The reality, of course, was a bit more mundane, though our name -we’re called the Pandemic Team – is way cooler than my one. We discussed different types of hand-cleaning materials, argued over which posters were too disgusting to put up in the kitchen, and five of the six made the sobering discovery that only one person out of the 110 in the company knows how to do the payroll (by God, whatever drugs are out there, they’re going to make sure I get them).

Then we went out and sent round a company-wide e-Mail about prevention, care and how to recognise the symptoms. One such symptom that we mentioned (and we cut-and-pasted this from an official document) is having a temperature of 28 degrees. It’s a measure of how seriously our e-mail was read that only GoldenEyes (who already has all the handwipes, etc, on her own desk, she’s convinced she’s going to get this) pointed out that this should probably read 38 degrees.

She is, of course, right.

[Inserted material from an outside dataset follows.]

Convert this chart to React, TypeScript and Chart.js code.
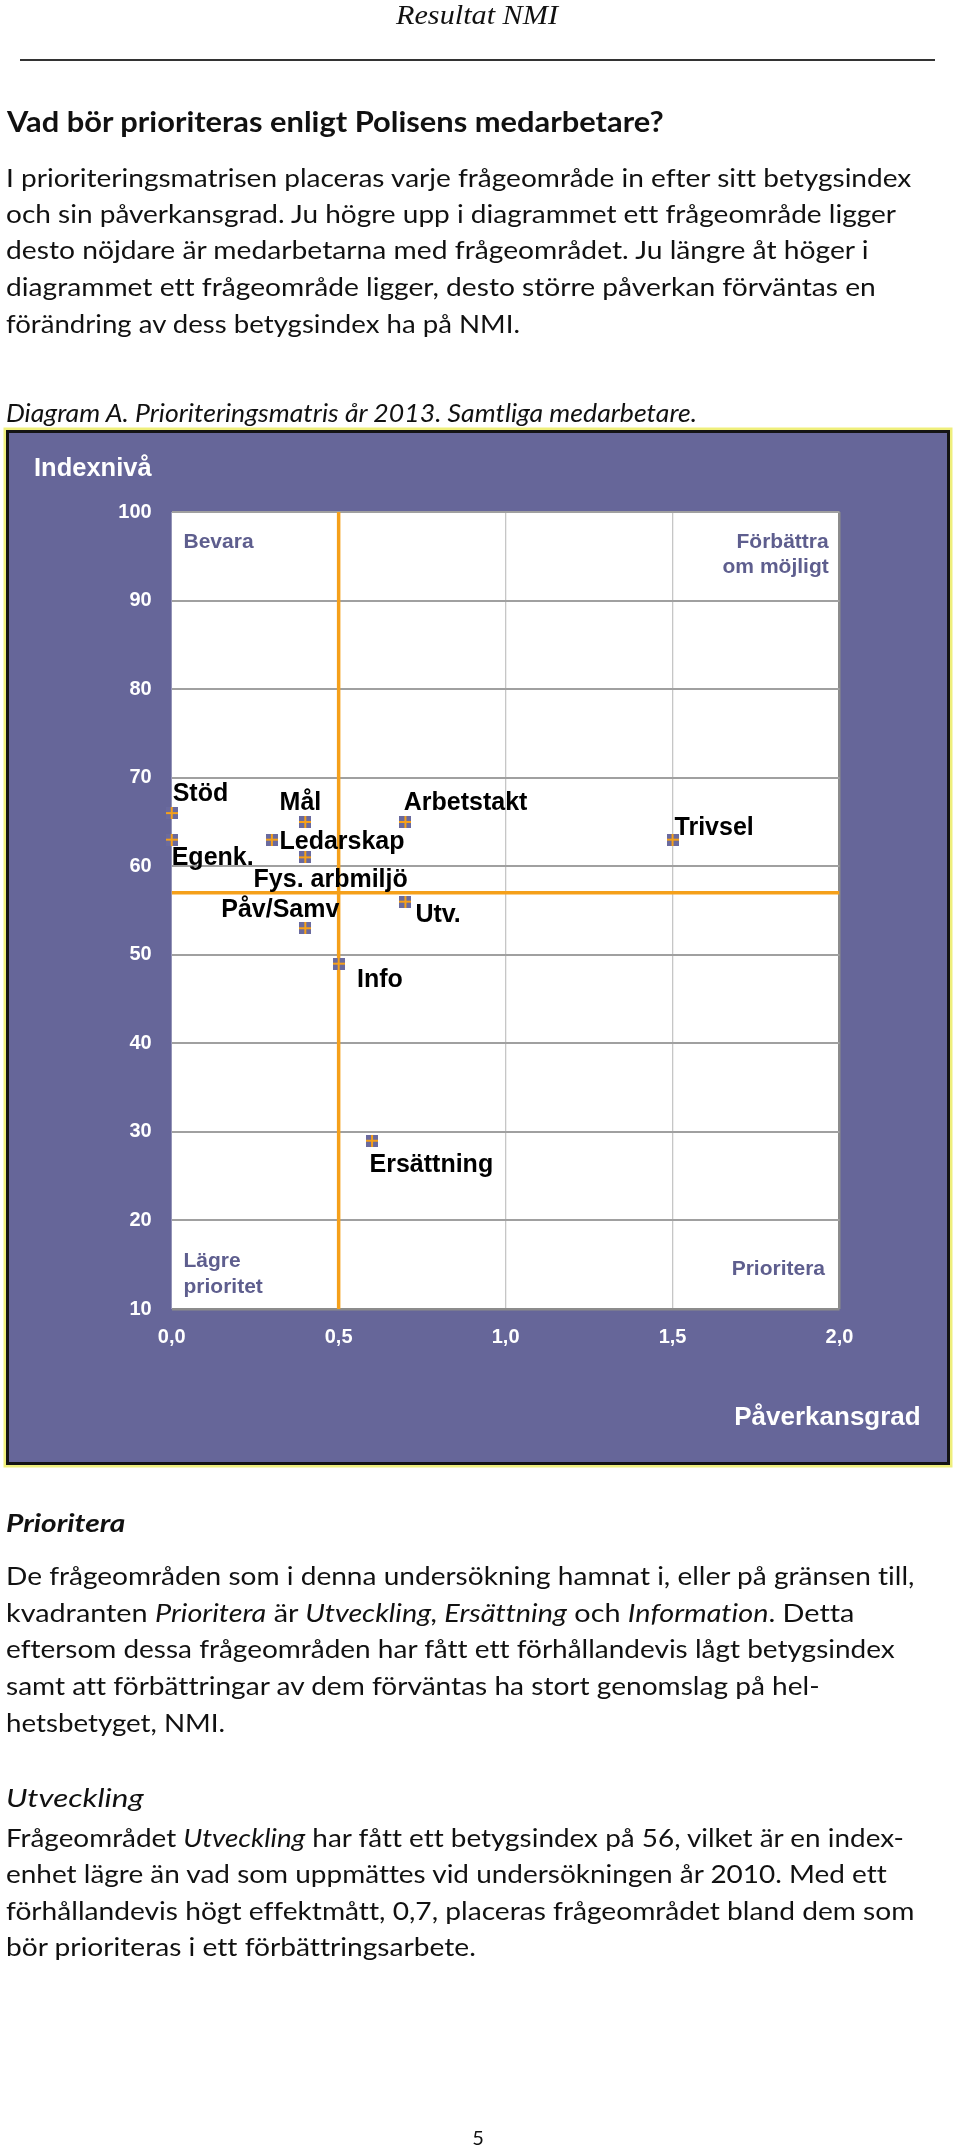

If your temperature is 28 degrees you are not a swine-flu sufferer, you’re a frog.

The Excitement is in Tents

Tinson1 if off to Oxygen this morning.

This is his “end of school” celebratory event. A load of the class are heading off to Majorca, and he was going to do that, but he came home one day and said “nah, it’s getting too messy” (and when a 17-year old bloke says that, you wonder WTF they were planning), so he opted for this instead.

This is his checklist, which I found on the kitchen table (sorry that’s it’s a bit hard to read, it’s not easy taking photos & uploading them at 5.30 am):

SP_A0067

The list is apparently based on tips from the Oxygen website. The compilers, bless them, sound as innocent and naive as he does.

The second item, for example, says “something luminous to notice our tent”. Ignoring for a moment the construction of the sentence, which would lead you to believe that English is not Tinson1′s first language, a short reflection will quickly reveal the flaw in this plan. Attaching something luminous to your tent so that you can find it in the dark is a great idea, but only if you’re the only people doing it. I have a mental image of a load of half-asleep people wandering blearily around at 4 a.m. in a field eerily lit by a thousand luminous tents, the whole scene looking like a Sellafield housing estate being visited by zombies.

Item 6 – “Lock for tent” – is also touching in its innocence. It’s rumoured  that both the first and second of the three little pigs also invested in locks.

His proposed diet for the weekend is interesting. “16+ nutrigrain bars” and “canned fruit (must have opener tabs)” mean that at least he’ll be getting his five helpings a day, if in the least possible edible form. The second last item, though,  says “Jam sandwiches – keep for a few days!” (his exclamation mark). I fear he will discover that, while this may be true of the jam (there’s a reason why you find it in Tesco in an aisle marked “preserves”) it is unlikely to be true of the bread, and the only thing worse than eating mouldy bread is eating mouldy bread with strawberry jam on it.

I’m mentally blocking out the last line. It’s not just the word “vaseline” that worries me, it’s the “dot, dot, dot, question mark” that follows it.

(By the way, while I’m grateful that the list doesn’t include entries like “condoms” or “spliffs”, I have been a parent long enough to know that he might well have a second list).

I hope he has a great time, though, and I envy him. The line-up for the weekend is incredible (I’ve heard of more than half of the bands, which is saying something) and the whole thing will be a great experience, and hopefully great fun.

The weather forecast, for Saturday in particular, is absolutely shite.  It wouldn’t be a music festival if it wasn’t.